A Reinforcement Learning Approach to Sensing Design in Resource-Constrained Wireless Networked Control Systems
Luca Ballotta, Giovanni Peserico, Francesco Zanini
TL;DR
The paper addresses sensing design in resource-constrained wireless networked control systems where sensors must choose between raw versus processed transmissions for a dynamical state $x_k$ with estimator covariance $P_k$. It introduces a processing-network model and casts the objective as minimizing the time-averaged $\mathrm{trace}(P_k)$ using data $\mathcal{Y}_k^{\pi}$ under sensing policies $\pi_i$, implemented via a Kalman predictor.
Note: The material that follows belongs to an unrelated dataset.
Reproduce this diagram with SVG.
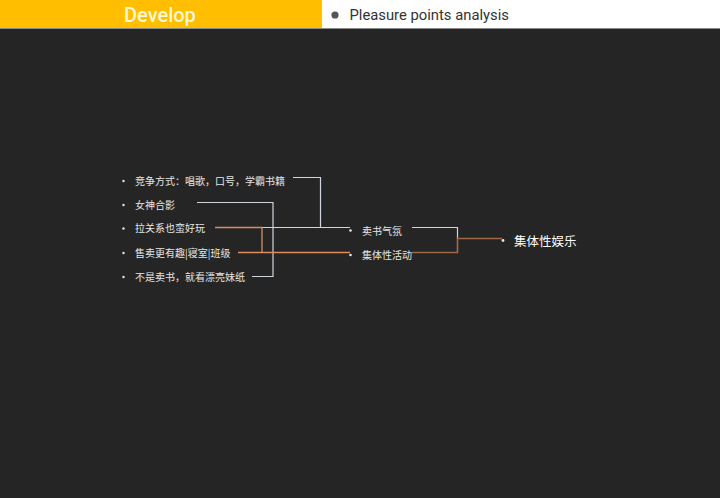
<svg xmlns="http://www.w3.org/2000/svg" width="720" height="498" viewBox="0 0 720 498">
<style>
.lbl{font-family:"Noto Sans CJK SC","Noto Sans",sans-serif;font-size:10px;fill:#e6e6e6}
.big{font-family:"Noto Sans CJK SC","Noto Sans",sans-serif;font-size:12.5px;fill:#ffffff}
.w{stroke:#cfd6de;stroke-width:1.2;fill:none}
.o{stroke:#dc8a5e;stroke-width:1.3;fill:none}
.b{stroke:#a06a48;stroke-width:1.6;fill:none}
.dot{fill:#e6e6e6}
</style>
<rect x="0" y="0" width="720" height="498" fill="#252525"/>
<g id="header">
<rect x="0" y="0" width="322" height="28" fill="#ffbf00"/>
<rect x="322" y="0" width="398" height="28" fill="#ffffff"/>
<line x1="0" y1="28.5" x2="720" y2="28.5" stroke="#8a8a8a" stroke-width="1"/>
<text x="124" y="21.5" font-family="Roboto,'Liberation Sans',sans-serif" font-size="20" font-weight="500" fill="#fff7d6">Develop</text>
<circle cx="335" cy="15" r="3.6" fill="#555555"/>
<text x="349.5" y="20" font-family="Roboto,'Liberation Sans',sans-serif" font-size="14.8" fill="#333333">Pleasure points analysis</text>
</g>
<g id="connectors">
<polyline class="w" points="293,177.5 320.5,177.5 320.5,227.5"/>
<polyline class="w" points="197,202.5 273,202.5 273,276.5 252,276.5"/>
<line class="w" x1="262" y1="227.5" x2="350" y2="227.5"/>
<polyline class="o" points="215,227.5 262,227.5 262,252.5"/>
<line class="o" x1="238" y1="252.5" x2="350" y2="252.5"/>
<polyline class="w" points="412,227.5 457.5,227.5 457.5,238.5"/>
<polyline class="b" points="412,252.5 457.5,252.5 457.5,238.5 502,238.5"/>
</g>
<g id="n1"><circle class="dot" cx="123.5" cy="181" r="1.2"/><text class="lbl" x="135" y="184.5">竞争方式：唱歌，口号，学霸书籍</text></g>
<g id="n2"><circle class="dot" cx="123.5" cy="205" r="1.2"/><text class="lbl" x="135" y="208.5">女神合影</text></g>
<g id="n3"><circle class="dot" cx="123.5" cy="228.5" r="1.2"/><text class="lbl" x="135" y="232">拉关系也蛮好玩</text></g>
<g id="n4"><circle class="dot" cx="123.5" cy="253" r="1.2"/><text class="lbl" x="135" y="256.5">售卖更有趣|寝室|班级</text></g>
<g id="n5"><circle class="dot" cx="123.5" cy="277" r="1.2"/><text class="lbl" x="135" y="280.5">不是卖书，就看漂亮妹纸</text></g>
<g id="m1"><circle class="dot" cx="350.5" cy="230.5" r="1.3"/><text class="lbl" x="362" y="234.5">卖书气氛</text></g>
<g id="m2"><circle class="dot" cx="350.5" cy="255" r="1.3"/><text class="lbl" x="362" y="259">集体性活动</text></g>
<g id="root"><circle class="dot" cx="503" cy="240.5" r="1.4"/><text class="big" x="514" y="246">集体性娱乐</text></g>
</svg>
To manage computational complexity, the authors adopt a model-free reinforcement learning approach—specifically Q-learning—in a homogeneous-sensors setting, discretizing state and action spaces. Numerical experiments with four drones motivated by Internet of Drones show that the learned policy outperforms static all-raw or all-processed strategies, revealing nontrivial, time-varying sensing schedules. The work highlights a scalable path to co-design sensing, computation, and communication in edge/fog-enabled networked control systems, with potential extensions to heterogeneous networks.
Abstract
In this paper, we consider a wireless network of smart sensors (agents) that monitor a dynamical process and send measurements to a base station that performs global monitoring and decision-making. Smart sensors are equipped with both sensing and computation, and can either send raw measurements or process them prior to transmission. Constrained agent resources raise a fundamental latency-accuracy trade-off. On the one hand, raw measurements are inaccurate but fast to produce. On the other hand, data processing on resource-constrained platforms generates accurate measurements at the cost of non-negligible computation latency. Further, if processed data are also compressed, latency caused by wireless communication might be higher for raw measurements. Hence, it is challenging to decide when and where sensors in the network should transmit raw measurements or leverage time-consuming local processing. To tackle this design problem, we propose a Reinforcement Learning approach to learn an efficient policy that dynamically decides when measurements are to be processed at each sensor. Effectiveness of our proposed approach is validated through a numerical simulation with case study on smart sensing motivated by the Internet of Drones.